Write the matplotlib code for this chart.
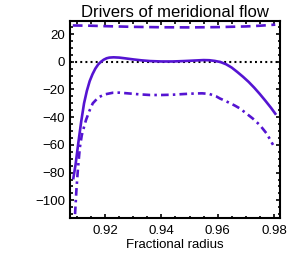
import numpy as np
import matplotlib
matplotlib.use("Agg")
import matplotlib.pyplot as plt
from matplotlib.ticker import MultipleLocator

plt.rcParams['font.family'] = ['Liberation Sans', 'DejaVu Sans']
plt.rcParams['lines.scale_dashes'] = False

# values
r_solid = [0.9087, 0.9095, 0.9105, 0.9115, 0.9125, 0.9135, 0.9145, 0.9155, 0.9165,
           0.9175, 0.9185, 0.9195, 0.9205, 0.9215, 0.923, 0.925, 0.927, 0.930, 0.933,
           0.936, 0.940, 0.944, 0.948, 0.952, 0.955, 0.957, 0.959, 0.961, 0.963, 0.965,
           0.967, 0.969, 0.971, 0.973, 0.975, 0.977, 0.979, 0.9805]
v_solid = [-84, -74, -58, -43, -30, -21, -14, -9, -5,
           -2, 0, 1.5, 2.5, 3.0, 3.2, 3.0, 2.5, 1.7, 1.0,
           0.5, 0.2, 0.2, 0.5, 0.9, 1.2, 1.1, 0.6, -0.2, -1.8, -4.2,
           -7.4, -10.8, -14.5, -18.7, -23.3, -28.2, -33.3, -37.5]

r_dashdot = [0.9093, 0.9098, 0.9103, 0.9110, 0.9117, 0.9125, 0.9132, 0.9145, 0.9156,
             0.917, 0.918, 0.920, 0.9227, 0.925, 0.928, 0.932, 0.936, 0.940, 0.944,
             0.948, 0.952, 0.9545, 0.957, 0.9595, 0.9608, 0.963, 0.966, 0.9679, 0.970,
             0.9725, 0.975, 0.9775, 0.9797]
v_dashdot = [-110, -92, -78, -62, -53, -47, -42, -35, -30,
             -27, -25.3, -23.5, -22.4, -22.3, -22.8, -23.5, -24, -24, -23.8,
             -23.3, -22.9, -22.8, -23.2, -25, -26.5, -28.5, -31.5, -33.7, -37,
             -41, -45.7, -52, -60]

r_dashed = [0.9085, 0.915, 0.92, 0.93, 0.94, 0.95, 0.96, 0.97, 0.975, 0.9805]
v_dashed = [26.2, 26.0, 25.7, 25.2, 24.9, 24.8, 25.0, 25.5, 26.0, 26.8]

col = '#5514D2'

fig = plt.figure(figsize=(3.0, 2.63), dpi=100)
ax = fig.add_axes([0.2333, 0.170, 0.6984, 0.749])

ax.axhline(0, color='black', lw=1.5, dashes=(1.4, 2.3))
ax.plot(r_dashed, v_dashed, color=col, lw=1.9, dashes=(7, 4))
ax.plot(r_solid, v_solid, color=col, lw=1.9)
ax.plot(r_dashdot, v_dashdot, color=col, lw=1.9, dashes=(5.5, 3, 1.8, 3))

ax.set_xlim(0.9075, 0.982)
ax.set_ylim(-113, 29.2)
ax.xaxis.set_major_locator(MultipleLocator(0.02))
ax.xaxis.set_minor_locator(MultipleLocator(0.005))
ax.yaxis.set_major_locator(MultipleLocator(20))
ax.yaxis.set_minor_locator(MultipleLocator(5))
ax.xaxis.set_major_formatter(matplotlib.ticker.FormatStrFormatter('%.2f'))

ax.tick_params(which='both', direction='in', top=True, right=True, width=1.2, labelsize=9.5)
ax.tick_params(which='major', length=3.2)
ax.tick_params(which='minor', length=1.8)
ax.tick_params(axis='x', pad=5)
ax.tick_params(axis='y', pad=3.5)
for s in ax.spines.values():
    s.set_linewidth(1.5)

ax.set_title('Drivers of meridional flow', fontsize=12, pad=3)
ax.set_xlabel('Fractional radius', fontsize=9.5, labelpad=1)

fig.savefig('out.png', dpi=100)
---
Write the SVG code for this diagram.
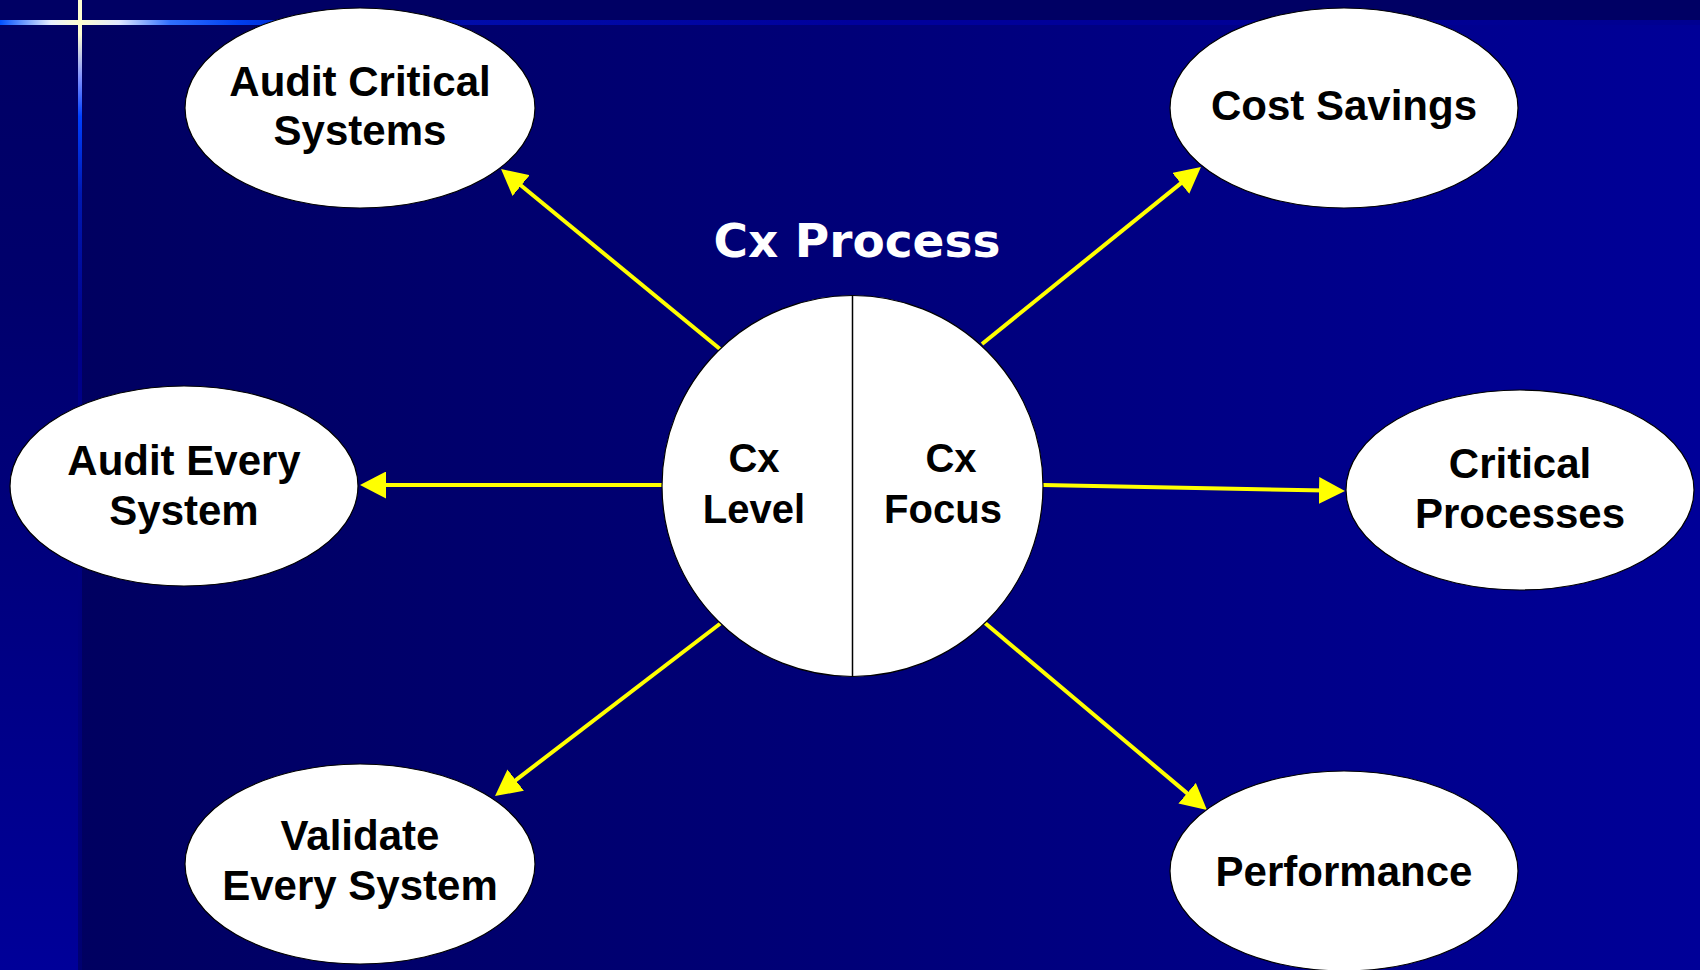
==
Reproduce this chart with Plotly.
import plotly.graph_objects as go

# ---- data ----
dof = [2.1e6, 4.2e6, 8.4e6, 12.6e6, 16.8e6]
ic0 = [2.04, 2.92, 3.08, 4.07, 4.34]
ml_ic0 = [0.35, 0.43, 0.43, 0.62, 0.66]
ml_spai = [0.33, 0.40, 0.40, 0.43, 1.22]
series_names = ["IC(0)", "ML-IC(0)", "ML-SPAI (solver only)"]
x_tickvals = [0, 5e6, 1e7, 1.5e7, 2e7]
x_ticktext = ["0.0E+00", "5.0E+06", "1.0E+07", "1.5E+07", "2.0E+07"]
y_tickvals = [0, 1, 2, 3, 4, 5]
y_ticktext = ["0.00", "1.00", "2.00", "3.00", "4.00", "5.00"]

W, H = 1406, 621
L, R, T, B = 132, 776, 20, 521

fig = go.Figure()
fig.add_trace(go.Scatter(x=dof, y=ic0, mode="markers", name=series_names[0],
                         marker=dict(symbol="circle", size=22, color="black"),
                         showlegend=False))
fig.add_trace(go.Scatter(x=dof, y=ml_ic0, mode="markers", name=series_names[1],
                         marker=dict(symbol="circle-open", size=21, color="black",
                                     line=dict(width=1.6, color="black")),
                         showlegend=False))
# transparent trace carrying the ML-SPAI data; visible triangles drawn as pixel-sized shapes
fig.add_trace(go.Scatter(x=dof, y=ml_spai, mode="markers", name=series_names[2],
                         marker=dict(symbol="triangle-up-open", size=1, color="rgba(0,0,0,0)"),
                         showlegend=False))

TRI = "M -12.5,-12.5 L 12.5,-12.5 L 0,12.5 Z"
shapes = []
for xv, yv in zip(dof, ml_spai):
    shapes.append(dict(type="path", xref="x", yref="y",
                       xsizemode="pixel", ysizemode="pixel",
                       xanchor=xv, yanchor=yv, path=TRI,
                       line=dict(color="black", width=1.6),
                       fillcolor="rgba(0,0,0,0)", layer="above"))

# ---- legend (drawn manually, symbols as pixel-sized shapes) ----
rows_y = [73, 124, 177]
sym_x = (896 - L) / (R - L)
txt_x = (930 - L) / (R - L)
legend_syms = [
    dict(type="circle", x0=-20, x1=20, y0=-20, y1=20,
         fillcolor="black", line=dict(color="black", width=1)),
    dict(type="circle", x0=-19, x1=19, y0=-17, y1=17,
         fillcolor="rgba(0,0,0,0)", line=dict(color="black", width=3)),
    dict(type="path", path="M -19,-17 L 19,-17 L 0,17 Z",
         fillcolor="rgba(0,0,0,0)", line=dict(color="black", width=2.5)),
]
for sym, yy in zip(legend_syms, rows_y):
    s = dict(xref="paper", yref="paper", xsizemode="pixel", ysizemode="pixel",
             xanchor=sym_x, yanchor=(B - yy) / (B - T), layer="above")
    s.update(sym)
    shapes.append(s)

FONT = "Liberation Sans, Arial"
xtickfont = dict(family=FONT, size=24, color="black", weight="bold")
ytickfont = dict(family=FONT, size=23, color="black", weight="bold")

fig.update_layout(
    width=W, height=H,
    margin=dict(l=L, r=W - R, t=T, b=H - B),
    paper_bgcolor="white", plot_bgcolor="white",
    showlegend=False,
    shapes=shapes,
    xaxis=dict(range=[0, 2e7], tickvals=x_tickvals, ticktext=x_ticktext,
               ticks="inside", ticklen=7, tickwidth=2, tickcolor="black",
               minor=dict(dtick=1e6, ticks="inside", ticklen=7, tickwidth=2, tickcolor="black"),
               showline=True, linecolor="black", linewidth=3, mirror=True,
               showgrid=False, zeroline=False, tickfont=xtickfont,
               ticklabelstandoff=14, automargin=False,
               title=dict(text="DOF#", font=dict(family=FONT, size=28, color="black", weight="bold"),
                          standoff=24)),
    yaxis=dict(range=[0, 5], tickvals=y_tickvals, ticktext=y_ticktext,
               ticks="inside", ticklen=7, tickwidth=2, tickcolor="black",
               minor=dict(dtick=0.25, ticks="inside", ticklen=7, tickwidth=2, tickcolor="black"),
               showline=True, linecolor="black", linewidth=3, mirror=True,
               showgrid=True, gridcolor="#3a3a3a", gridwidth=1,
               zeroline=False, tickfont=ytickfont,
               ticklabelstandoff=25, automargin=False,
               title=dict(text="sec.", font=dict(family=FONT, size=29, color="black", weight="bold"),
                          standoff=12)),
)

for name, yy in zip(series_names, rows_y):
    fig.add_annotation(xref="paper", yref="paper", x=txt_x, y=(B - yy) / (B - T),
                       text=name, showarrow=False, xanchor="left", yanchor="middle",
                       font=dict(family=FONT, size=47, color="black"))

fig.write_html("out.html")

Do this: Give back exactly the lines from the one that holds "Write the matplotlib code for this chart." to the one that holds "plt.rcParams['lines.scale_dashes'] = False", with both ends and without the images.

Reply to the task:
Write the matplotlib code for this chart.
import numpy as np
import matplotlib
matplotlib.use("Agg")
import matplotlib.pyplot as plt
from matplotlib.ticker import MultipleLocator

plt.rcParams['font.family'] = ['Liberation Sans', 'DejaVu Sans']
plt.rcParams['lines.scale_dashes'] = False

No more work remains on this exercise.